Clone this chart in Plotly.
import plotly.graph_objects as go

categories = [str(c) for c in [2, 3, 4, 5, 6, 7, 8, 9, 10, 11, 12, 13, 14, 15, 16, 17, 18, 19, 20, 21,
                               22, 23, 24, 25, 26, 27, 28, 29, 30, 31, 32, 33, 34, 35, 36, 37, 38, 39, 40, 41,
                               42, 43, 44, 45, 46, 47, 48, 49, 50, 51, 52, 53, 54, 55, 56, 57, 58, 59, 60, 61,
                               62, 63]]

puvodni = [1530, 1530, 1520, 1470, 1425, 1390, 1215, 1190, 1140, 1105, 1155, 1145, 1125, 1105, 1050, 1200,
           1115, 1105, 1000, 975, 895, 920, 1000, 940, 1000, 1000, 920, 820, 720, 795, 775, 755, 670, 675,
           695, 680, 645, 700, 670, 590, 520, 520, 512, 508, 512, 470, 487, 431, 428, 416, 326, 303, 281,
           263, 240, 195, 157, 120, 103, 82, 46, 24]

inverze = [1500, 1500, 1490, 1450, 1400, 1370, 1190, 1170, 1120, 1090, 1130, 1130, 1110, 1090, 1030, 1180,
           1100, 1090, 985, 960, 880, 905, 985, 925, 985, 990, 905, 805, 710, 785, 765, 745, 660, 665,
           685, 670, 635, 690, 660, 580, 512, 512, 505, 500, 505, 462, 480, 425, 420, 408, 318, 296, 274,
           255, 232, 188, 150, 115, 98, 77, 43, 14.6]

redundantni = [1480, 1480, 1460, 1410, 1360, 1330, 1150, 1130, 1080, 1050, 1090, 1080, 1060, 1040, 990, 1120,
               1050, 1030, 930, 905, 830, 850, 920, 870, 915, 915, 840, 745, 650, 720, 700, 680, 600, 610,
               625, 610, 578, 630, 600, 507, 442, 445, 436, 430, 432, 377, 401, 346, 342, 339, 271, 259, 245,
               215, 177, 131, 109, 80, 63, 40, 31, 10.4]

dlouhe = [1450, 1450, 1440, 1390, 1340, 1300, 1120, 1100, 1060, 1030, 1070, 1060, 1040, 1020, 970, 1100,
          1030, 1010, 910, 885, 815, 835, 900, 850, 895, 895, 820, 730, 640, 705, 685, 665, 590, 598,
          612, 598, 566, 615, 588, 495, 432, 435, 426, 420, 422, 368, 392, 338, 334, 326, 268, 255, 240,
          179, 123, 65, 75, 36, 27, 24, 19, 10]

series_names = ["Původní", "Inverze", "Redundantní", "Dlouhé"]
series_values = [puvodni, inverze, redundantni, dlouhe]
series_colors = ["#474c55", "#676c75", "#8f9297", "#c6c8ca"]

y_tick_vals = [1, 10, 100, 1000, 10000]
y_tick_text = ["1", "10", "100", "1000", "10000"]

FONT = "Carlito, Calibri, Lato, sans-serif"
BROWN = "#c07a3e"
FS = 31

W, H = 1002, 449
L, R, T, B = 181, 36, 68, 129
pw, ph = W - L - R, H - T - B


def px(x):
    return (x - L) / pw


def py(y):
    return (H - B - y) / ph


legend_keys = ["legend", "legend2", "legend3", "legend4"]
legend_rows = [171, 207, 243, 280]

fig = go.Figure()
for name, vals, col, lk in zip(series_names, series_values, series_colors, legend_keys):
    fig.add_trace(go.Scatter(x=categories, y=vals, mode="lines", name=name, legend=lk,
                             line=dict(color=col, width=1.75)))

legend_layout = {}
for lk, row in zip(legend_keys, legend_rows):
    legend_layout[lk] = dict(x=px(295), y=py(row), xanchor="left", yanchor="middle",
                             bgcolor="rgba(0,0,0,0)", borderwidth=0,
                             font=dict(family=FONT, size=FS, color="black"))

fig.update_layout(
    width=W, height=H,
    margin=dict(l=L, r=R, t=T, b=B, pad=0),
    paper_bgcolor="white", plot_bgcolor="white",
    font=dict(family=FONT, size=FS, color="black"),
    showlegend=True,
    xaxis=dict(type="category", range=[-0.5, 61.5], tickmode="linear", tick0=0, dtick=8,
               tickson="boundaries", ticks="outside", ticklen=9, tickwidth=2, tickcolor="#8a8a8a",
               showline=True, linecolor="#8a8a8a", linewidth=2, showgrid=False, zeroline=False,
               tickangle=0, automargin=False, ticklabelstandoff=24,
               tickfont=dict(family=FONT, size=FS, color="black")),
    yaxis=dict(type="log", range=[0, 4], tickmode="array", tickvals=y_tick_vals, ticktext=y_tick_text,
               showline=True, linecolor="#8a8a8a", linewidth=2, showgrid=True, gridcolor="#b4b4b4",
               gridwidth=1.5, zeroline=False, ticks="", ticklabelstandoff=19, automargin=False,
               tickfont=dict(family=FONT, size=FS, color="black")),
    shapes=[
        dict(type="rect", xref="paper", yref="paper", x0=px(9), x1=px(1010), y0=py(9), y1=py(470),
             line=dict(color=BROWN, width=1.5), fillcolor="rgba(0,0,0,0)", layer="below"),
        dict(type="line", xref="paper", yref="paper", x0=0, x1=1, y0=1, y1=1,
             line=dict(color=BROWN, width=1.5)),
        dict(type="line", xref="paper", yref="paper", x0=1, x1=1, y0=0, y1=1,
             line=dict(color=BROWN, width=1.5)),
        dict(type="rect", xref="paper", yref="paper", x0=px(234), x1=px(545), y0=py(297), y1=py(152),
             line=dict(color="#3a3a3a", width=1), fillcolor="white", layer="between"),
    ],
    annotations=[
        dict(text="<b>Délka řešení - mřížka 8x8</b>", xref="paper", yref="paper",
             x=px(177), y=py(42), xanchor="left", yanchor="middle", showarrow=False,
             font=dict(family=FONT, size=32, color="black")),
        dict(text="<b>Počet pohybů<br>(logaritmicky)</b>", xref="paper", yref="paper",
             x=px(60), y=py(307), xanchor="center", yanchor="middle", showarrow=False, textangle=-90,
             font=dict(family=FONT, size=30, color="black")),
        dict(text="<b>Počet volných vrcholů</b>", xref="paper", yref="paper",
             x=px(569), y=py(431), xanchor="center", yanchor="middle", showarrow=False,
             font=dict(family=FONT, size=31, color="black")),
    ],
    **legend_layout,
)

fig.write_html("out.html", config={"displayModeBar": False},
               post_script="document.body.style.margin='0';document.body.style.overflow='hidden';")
++++++++++
Challenge: Return, please, the lines of the data from the first through the line containing "import plotly.graph_objects as go", both kept, exactly as they stand and nothing more.

Answer for the task:
Clone this chart in Plotly.
import plotly.graph_objects as go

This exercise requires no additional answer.